Forex Tips For Beginners – Stacking The Odds In Your Favour!
Thank you for joining this Forex academy educational video.
In this session, we will be looking at how to tilt the odds in your favour by showing you some cool tips to keep you out of trouble and tilt the odds in your favour of making successful trades.
The forex market runs 24-hours a day, 5 days a week, but typically, the busiest times, where you might expect a spike in volatility and larger price movements, is during the first hour of the beginning of a particular regional session. So, for example, at around 7:30-8:30 AM GMT, the European and UK session starts, and the FX market will usually become more active as more cash volume flows into the market. The same applies to the US session and then the Asia session as led by Sydney and followed by Japan.
Often trends will finish in one region and turn in the direction as the new region opens. This is down to differences of opinion, economic data releases, sentiment, and profit-taking as one region retires for the night. Wait until such times as the new trading session is well underway and until you can identify a potential trend.
Become a master of Bollinger bands. This technical analysis tool was invented by John Bollinger in the 1980s.
It is a chart tool that calculates two standard deviations on either side of the exchange rate, but it’s used in many different asset classes such as stocks and shares because of its success and the fact that it is highly regarded by the trading community.
One of the key components that traders look for when trading Bollinger bands is that 95% of trading activity will remain within the bands. And shown here on this one hour chart of the USDJPY pair where we have highlighted a few examples of what has happened when the price has a move outside of the bands, traders push the pair back inside, and this often results in a price action reversal.
Another major tool traders use are trendlines. A trendline is typically manually drawn onto a chart to identify price action direction. Again, using the 1-hour chart of the USDJPY pair, we have drawn in some trendlines.
An area of support and resistance, which forms the basis of a trend, is officially recognised when price action has reverted to either the support or resistance trendline on a minimum of two occasions. Here on the left side of the chart, this is clearly the case.
Three distinct trends become apparent using this technical analysis feature.
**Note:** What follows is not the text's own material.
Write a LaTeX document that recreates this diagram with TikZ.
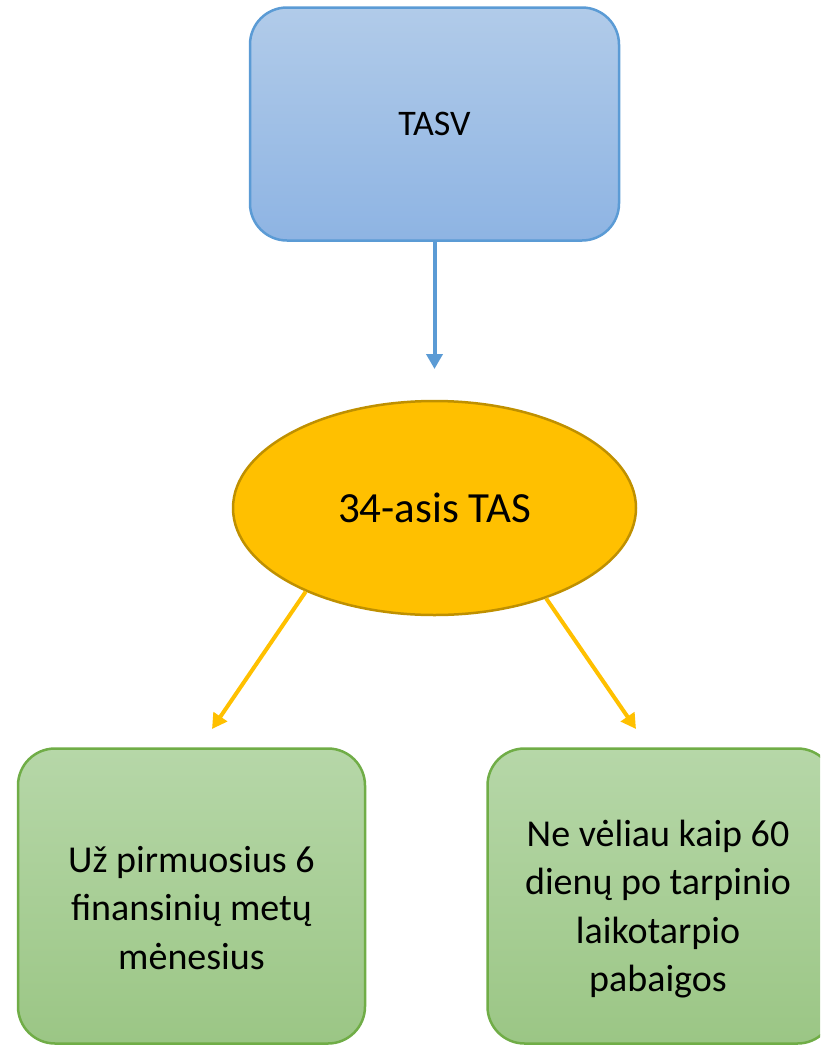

In this diagram, we have overlaid the Bollinger bands with our trendlines. Again, this is the same USDJPY pair and 1-hour time frame.
Now we can wait until a trend has been confirmed, where price action has hit either the support or resistance line on two occasions, and then we can also wait for the price action to breach the Bollinger band to increase our odds of the price action being driven back into the bands.
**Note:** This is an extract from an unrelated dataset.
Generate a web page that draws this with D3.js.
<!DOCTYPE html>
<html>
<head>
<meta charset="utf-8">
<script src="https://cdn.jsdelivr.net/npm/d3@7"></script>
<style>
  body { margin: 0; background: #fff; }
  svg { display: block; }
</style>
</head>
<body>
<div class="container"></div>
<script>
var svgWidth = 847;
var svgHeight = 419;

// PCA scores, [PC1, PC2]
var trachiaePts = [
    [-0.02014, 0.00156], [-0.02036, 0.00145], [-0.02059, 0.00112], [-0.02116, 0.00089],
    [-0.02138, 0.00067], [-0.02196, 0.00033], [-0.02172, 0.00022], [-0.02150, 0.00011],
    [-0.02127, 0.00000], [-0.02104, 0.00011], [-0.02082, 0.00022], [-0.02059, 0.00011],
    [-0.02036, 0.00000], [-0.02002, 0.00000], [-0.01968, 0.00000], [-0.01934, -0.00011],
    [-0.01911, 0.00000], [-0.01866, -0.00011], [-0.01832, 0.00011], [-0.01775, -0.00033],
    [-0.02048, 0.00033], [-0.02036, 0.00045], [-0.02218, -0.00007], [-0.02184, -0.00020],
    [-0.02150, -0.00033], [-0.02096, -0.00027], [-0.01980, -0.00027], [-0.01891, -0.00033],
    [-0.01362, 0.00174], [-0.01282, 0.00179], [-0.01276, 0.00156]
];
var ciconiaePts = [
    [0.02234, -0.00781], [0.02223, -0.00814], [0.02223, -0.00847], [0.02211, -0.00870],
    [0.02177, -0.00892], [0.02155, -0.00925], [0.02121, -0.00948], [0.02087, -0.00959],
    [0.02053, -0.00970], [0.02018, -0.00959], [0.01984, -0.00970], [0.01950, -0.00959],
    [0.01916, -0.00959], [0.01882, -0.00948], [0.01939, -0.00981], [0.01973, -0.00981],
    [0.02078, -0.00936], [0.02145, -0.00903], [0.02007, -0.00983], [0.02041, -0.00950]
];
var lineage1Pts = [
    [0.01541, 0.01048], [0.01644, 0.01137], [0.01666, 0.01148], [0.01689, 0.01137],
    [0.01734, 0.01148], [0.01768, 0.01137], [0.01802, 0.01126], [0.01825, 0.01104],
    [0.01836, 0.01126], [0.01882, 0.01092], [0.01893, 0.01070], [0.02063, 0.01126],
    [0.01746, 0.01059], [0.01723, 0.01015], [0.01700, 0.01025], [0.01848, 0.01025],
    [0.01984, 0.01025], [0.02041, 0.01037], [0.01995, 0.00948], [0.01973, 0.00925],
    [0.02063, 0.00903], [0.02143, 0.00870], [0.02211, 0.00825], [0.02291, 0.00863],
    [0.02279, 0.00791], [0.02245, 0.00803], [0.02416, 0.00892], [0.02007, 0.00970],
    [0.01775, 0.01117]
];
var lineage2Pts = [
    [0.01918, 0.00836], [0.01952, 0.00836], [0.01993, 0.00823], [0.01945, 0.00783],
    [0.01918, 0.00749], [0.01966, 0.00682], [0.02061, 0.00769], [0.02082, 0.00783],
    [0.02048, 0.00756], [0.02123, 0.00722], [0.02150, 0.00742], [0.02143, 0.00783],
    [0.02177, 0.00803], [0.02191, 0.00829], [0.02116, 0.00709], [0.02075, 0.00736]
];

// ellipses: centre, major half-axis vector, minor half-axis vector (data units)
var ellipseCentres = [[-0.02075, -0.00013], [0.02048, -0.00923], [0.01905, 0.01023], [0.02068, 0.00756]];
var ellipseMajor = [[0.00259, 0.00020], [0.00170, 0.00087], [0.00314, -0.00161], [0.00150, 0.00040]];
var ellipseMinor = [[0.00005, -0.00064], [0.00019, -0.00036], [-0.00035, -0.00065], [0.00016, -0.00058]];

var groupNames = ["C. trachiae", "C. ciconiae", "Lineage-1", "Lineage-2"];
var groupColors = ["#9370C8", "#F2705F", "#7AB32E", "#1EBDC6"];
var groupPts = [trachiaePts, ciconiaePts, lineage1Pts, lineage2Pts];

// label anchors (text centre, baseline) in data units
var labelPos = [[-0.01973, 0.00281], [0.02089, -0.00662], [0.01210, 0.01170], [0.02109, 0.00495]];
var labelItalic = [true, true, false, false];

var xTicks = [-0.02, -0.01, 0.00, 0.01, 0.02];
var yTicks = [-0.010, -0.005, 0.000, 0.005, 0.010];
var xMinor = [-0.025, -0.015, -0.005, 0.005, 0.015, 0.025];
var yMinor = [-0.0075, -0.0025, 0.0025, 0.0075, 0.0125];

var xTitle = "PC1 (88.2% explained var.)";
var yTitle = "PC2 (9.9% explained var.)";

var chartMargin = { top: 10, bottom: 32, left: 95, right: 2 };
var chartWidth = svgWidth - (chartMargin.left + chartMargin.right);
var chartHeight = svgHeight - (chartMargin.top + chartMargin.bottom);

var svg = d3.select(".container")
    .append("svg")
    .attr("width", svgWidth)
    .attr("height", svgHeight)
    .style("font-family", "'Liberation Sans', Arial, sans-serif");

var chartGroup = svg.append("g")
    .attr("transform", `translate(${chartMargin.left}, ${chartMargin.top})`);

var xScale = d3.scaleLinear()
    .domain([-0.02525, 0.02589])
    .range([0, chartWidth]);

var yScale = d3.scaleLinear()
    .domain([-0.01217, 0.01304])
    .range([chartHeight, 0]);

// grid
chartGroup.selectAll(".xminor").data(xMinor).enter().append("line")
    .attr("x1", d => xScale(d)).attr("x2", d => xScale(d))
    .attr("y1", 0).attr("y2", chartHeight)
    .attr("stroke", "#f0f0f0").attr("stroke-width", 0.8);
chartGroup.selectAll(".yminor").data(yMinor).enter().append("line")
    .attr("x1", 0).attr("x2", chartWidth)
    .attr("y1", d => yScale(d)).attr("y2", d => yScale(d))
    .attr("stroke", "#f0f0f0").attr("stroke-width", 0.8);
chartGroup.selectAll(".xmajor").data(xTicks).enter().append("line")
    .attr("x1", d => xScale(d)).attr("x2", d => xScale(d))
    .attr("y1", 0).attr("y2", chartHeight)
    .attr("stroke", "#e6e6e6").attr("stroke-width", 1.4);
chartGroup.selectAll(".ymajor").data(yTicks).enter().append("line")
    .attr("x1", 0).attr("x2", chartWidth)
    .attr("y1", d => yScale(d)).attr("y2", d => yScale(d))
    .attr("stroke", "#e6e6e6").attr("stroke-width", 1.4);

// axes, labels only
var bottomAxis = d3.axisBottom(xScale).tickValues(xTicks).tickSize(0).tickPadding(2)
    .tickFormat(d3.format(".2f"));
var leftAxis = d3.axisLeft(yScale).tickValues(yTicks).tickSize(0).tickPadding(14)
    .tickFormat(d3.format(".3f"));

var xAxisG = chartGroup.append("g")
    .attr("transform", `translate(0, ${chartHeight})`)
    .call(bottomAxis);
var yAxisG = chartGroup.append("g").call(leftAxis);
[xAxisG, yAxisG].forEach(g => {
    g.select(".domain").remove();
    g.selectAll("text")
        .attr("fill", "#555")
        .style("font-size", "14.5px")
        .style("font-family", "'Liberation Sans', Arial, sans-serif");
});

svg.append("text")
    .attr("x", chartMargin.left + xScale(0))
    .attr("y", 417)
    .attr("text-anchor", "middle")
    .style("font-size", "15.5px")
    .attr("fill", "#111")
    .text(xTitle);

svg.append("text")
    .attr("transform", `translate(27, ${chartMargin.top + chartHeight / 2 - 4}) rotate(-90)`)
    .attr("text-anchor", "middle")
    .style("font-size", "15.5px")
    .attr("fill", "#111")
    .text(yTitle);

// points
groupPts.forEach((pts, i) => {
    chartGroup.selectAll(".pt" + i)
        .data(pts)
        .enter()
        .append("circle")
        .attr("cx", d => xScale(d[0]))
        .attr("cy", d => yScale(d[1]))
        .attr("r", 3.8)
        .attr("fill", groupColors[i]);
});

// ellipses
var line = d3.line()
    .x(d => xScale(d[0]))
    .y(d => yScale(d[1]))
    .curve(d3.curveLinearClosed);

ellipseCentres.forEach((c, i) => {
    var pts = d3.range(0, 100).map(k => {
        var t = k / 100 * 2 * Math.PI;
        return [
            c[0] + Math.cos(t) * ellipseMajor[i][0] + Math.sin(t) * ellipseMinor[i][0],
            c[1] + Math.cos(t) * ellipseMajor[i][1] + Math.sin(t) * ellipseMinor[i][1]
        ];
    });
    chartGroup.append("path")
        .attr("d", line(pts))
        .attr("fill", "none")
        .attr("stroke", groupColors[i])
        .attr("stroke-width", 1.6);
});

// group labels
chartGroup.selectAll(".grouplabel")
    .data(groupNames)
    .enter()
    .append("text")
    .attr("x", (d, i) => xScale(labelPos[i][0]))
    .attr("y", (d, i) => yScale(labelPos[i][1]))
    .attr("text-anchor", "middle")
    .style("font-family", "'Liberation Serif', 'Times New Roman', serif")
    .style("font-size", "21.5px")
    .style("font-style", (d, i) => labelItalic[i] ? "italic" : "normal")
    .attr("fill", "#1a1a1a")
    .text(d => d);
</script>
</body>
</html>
At position A, we have a confirmed downtrend, but where price action does not breach the Bollinger, yet it still moves higher.
At position B, we have a change in trend direction as confirmed here on the chart, but where the resistance line breach and also the breach of the Bollinger band cannot be considered as a confirmation of a reversal until such time as price action has fallen underneath the resistance line, which it clearly does. This is the time to short the pair. And, at the bottom of this move, we have a breach of the Bollinger band and where price action finds support before moving higher, which is the time to cut the short position and buy the pair.
In conclusion, use the trendlines and Bollinger bands together in this fashion to increase your odds of a successful winning trade.